What's new in OpenShift Container Platform system management

May 29, 2026
Neeraj Krishna Gopalakrishna
Related topics:
Cloud automationAutomation and managementLinuxVirtualization
Related products:
Red Hat OpenShiftRed Hat OpenShift Container Platform

    I've spent years helping teams troubleshoot node stability issues in production Red Hat OpenShift clusters, and one pattern keeps appearing: nodes with insufficient system reserves running out of memory or experiencing CPU starvation for critical system daemons. The problem has become more pronounced as nodes have grown larger. I've seen clusters running 256 GB worker nodes where system daemons were competing with hundreds of pods for just 1 GB of reserved memory.

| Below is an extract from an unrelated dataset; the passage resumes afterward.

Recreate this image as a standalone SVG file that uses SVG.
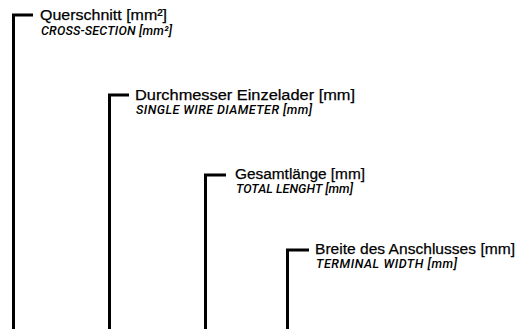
<svg xmlns="http://www.w3.org/2000/svg" width="517" height="329" viewBox="0 0 517 329">
<style>
.ln{fill:none;stroke:#000;stroke-width:3;stroke-linejoin:miter}
.t1{font-family:"Liberation Sans",Arial,sans-serif;font-size:15.5px;fill:#000;stroke:#000;stroke-width:0.25}
.t2{font-family:Roboto,"Liberation Sans",Arial,sans-serif;font-size:12.5px;font-style:italic;font-weight:500;fill:#000}
</style>
<rect width="517" height="329" fill="#fff"/>
<g id="connectors">
<path class="ln" d="M13.5,329 V15 H33"/>
<path class="ln" d="M109.5,329 V95 H129"/>
<path class="ln" d="M205.5,329 V175 H226"/>
<path class="ln" d="M287.5,329 V250 H309"/>
</g>
<g id="n1"><text class="t1" x="40" y="20" textLength="127" lengthAdjust="spacingAndGlyphs">Querschnitt [mm²]</text><text class="t2" x="41" y="35" textLength="131" lengthAdjust="spacing">CROSS-SECTION [mm²]</text></g>
<g id="n2"><text class="t1" x="135" y="100" textLength="220" lengthAdjust="spacingAndGlyphs">Durchmesser Einzelader [mm]</text><text class="t2" x="136" y="114" textLength="176" lengthAdjust="spacing">SINGLE WIRE DIAMETER [mm]</text></g>
<g id="n3"><text class="t1" x="235" y="179" textLength="130" lengthAdjust="spacingAndGlyphs">Gesamtlänge [mm]</text><text class="t2" x="236" y="193" textLength="117" lengthAdjust="spacing">TOTAL LENGHT [mm]</text></g>
<g id="n4"><text class="t1" x="315" y="254" textLength="200" lengthAdjust="spacingAndGlyphs">Breite des Anschlusses [mm]</text><text class="t2" x="316" y="268" textLength="141" lengthAdjust="spacing">TERMINAL WIDTH [mm]</text></g>
</svg>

    Starting with Red Hat OpenShift Container Platform 4.21, that's changing. OpenShift Container Platform will now automatically calculate and allocate system-reserved resources for newly created clusters, along with enforcing CPU limits on system daemons. Designed to improve node stability across the board, these changes have important implications for capacity planning that every OpenShift administrator needs to understand.

    This article describes everything you need to know about the default enablement of AutoSizingReserved (OpenShift Container Platform 4.21+) and system-reserved-compressible (OpenShift Container Platform 4.22+).

    What's changing

    These changes ensure system stability on large nodes while maintaining backward compatibility for existing deployments. Starting with OpenShift Container Platform 4.21, it enables AutoSizingReserved by default for new clusters. This feature automatically calculates system resource reservations based on node size, ensuring that larger nodes get proportionally more reserves for system daemons. However, existing clusters preserve their current behavior until you explicitly opt in.

    Also with OpenShift Container Platform 4.22, system-reserved-compressible enforcement on worker nodes uses cgroup controls to enforce CPU limits on system daemons, providing predictable CPU allocation during contention. Performance profile nodes are automatically excluded from enforcement, and control plane nodes continue using existing system resource management.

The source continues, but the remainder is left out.